Hoewel in theorie dus niet onmogelijk, is het door De Lijn rijden met een tram op het emplacement van Maastricht om de hier bovengenoemde redenen niet-realistisch gelet op de onevenredige inspanningen die hiervoor geleverd zouden moeten worden om de vele technische, operationele en administratieve barrières te overwinnen en de daarmee gepaard gaande hoge kosten, extra doorlooptijd en verhoging van het risicoprofiel.
34
Conclusie Formeel kan ProRail vervoerders en hun materieel niet uitsluiten op emplacementen tenzij niet wordt voldaan aan wet- en regelgeving.
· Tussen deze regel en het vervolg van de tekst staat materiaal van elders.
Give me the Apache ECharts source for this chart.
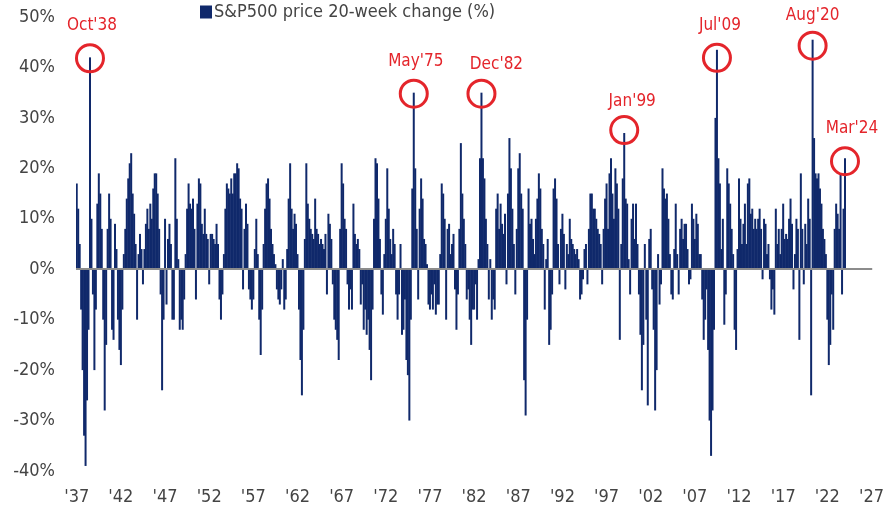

Aangezien De Lijn geen spoorwegonderneming is en er weinig ervaring is met de toelating van trammaterieel op het hoofdspoor, zal sprake zijn van een verhoogd risicoprofiel, een langere doorlooptijd en hogere kosten. 2. Afzonderlijk tramtracé vanaf de spoorbrug naar station Maastricht Aangetroffen statement MER In bijlage 4 van het MER is het volgende aangegeven: Mede op basis van voorgaande argumenten sluit ProRail (als spoorbeheerder in Nederland) trams op emplacementen uit, tenzij deze geheel via eigen spoor en los van het overige treinverkeer over het emplacement worden geleid (‘dedicated infrastructuur’).” Beoordeling De hierboven geschetste problematiek rond de toelating van De Lijn en haar materieel tot het hoofdspoor zou theoretisch ondervangen kunnen worden indien het mogelijk zou zijn om vanaf de Spoorbrug een afzonderlijk tramtracé te bouwen naar station Maastricht in combinatie met een dedicated perron voor de tram of een doorsteek naar een tramhalte op het voorplein van het station. Op de technische en logistieke aspecten hiervan zijn we ook al ingegaan in hoofdstuk 3 en 4. Om een afzonderlijk tramtracé naar het station te kunnen realiseren, moet op of langs het huidige emplacement een lokaalspoorcorridor worden gerealiseerd. Dit betekent dat deze corridor
en het emplacement (hoofdspoorweginfrastructuur) technisch, operationeel en juridisch ontvlochten zouden moeten worden. De technische ontvlechting betreft o.a. het aanpassen van het sporenplan, aanpassingen in de systemen voor energievoorziening, beveiliging en bediening. Naast technische ontvlechting van systemen is ook een operationele ontvlechting noodzakelijk. Dit betreft o.a. het maken van afspraken over het beheer en instandhouding (o.a. beheer grenzen) en bediening en gebruik van de corridor met ProRail. Omdat het emplacement nu eigendom is van ProRail16 en op basis van de spoorwegwet binnen de reikwijdte van de beheerconcessie van ProRail valt, is een juridische statuswijziging en overdracht van eigendom van ProRail naar de lokaalspoor beheerder noodzakelijk. De technische, juridische en operationele aanpassing en ontvlechting schatten wij in als complex gelet op de huidige treinloop, rangeerbewegingen van en naar de wasstraat, rangeerbewegingen van en naar Nedtrain en het opstelterrein en de beperkte fysieke ruimte. Het realiseren van een lokaalspoorcorridor is bovendien alleen denkbaar indien het ministerie van IenM, ProRail, NS en andere gerechtigden (o.a. Nedtrain) en de provincie Limburg hieraan medewerking zouden willen verlenen. Indien hiervan sprake zou zijn, mag vanuit het ´veroorzakersbeginsel´ worden verwacht dat alle kosten en risico’s (planvorming, planuitwerking, conditionering, realisatie, treinvrije periodes, testen en vrijgave, eigendomsoverdracht, compensatie, etc) die voortkomen uit de aanpassing van het emplacement terecht komen bij de initiatiefnemer van de wijziging (gemeente Maastricht).
35
Conclusie Een apart lokaalspoor tracé van de spoorbrug naar het voorplein van station Maastricht ligt niet voor de hand met name als gevolg van de hiervoor benodigde ontvlechting tussen hoofdspoorweginfrastructuur en de lokaalspoor corridor.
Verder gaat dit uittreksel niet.